- Written exercise: Find and copy lines holding "this".

- Source data:
start

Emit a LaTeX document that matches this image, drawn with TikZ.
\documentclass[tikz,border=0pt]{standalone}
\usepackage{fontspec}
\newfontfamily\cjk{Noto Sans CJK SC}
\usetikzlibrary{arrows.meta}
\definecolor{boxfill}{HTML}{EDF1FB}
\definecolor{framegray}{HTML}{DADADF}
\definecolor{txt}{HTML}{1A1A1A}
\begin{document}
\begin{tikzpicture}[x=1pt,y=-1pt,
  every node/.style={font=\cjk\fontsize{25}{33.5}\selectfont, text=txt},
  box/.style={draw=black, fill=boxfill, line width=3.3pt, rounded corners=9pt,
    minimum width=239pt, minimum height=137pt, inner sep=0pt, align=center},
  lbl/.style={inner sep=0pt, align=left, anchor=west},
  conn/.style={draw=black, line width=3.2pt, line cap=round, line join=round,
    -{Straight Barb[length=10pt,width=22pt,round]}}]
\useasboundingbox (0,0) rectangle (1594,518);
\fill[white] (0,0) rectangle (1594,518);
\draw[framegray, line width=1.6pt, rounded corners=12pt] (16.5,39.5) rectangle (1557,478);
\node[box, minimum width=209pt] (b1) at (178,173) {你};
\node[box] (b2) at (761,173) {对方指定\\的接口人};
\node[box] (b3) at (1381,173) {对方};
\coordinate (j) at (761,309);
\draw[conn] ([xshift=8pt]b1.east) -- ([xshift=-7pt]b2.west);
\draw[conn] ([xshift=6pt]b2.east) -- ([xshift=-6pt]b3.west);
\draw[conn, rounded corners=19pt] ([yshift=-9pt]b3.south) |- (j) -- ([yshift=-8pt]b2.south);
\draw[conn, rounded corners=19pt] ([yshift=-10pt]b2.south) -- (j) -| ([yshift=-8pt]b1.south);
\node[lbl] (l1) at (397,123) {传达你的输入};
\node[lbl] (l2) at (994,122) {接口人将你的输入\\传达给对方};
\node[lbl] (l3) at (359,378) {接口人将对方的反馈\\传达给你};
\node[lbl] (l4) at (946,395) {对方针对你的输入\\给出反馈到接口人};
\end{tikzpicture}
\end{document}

end
start

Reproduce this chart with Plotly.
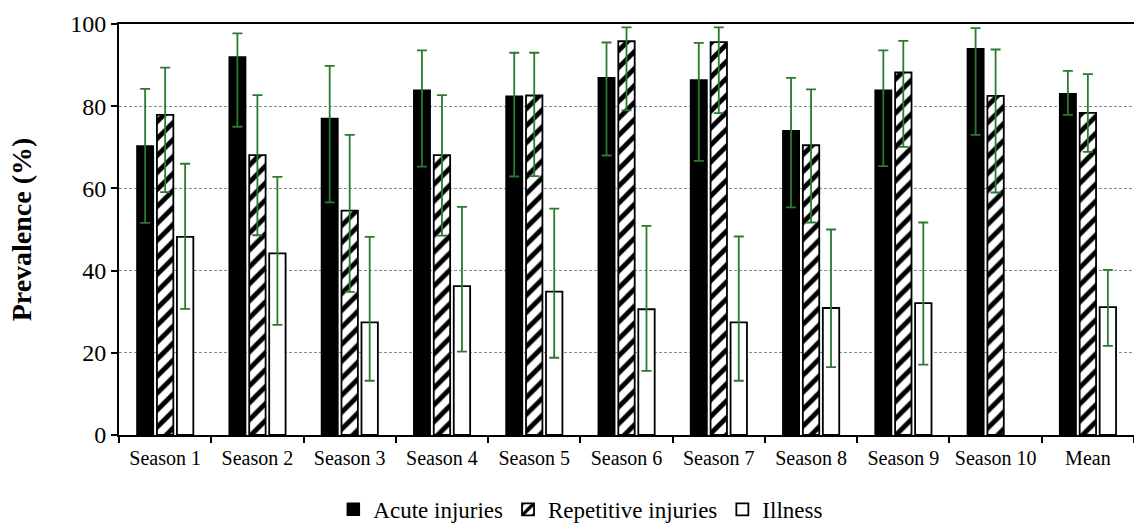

end

- Task response:
Emit a LaTeX document that matches this image, drawn with TikZ.
Reproduce this chart with Plotly.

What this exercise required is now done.